The network, or load balancing service, remains the only point in the architecture at which application capacity is easily obtained and at which application instance capacity is monitored. This data is critical to determining at what point additional (or less) capacity may be necessary. While the load balancing service may be assigned the responsibility of notifying the management framework when more or less capacity is required, it should not be responsible for initiating the provisioning process. The integration required to do so would effectively negate many of the efficiency benefits gained by the overall scaling architecture, and is fraught with potential obstacles in the face of still-evolving management frameworks. The network is adept at managing, from a monitoring perspective, the historical and current capacity of an overall application (defined as the interface with which clients interact and the aggregation point at which multiple application instances combine to act as a single entity) but thresholds and limitations – particularly those related to costs – are not necessarily part of the overall configuration of such services, nor should they be. Such operational and business requirements are best left codified and managed by a management framework as they are unique to not only the customer but the environment in which applications are deployed. This also leaves open the possibility for cross-environment scalability, enabled by management broker-enabled frameworks and components. While delivery of cross cloud-deployed applications is certainly under the purview of the load balancing service, the provisioning of resources across those environments is not feasible.

The management framework, integrated with billing and metering and provisioning systems, is the appropriate place for initiation of provisioning events to occur. Without bogging down the infrastructure architecture – and unnecessarily complicating it, as well – it is impossible for management frameworks to efficiently gather the requisite data and make the determination whether or not to initiate a scaling event. Leaving the initiation decision to an “external” management framework has the added benefit of allowing future innovation to occur. For example, in the future it might be the case that the management framework is leveraged to offer additional services based on capacity as an alternative to more capacity. When application performance is the trigger for a scaling event, customers might one day have the option of enabling other infrastructure services – optimizations and accelerations – that can ameliorate the need for additional capacity. From a provider standpoint, increasing the revenue per instance through value-added services makes more sense – and provides a higher ROI – than simply adding additional instances. But without a management framework capable of factoring in prioritized services to the decision making process, this ability becomes a more difficult proposition.

You may recall that the definition of “Infrastructure 2.0” was so broad as to seem unrealizable. But when combined with the unspoken requirement for collaboration across components, such a definition is certainly not only realizable, but desirable. Infrastructure 2.0 was never about a single component being able to provide everything, it was always about enabling collaboration of the infrastructure in a manner that has been successfully carried out in the software arena to provide a highly-connected, intelligent “network” of applications.
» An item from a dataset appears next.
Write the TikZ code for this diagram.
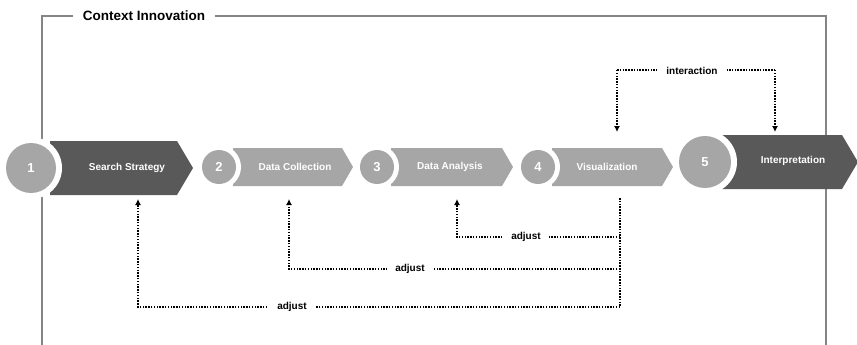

By leveraging collaboration in the infrastructure we can achieve the goal of a dynamic data center. Whether the result is simply highly virtualized or a fully cloud-computing enabled architecture is not nearly as relevant as making the data center more operationally efficient through integration and collaboration.
The answer to the question forming the basis for this series of posts, “What component is responsible not only for recognizing the need for additional capacity, but acting on that information to actually initiate the provisioning of more capacity”, is “no single component can be responsible for both and still maintain the efficiency and performance of the environment and application.” The answer to the question is it requires an architecture; a collaborative and dynamic architecture.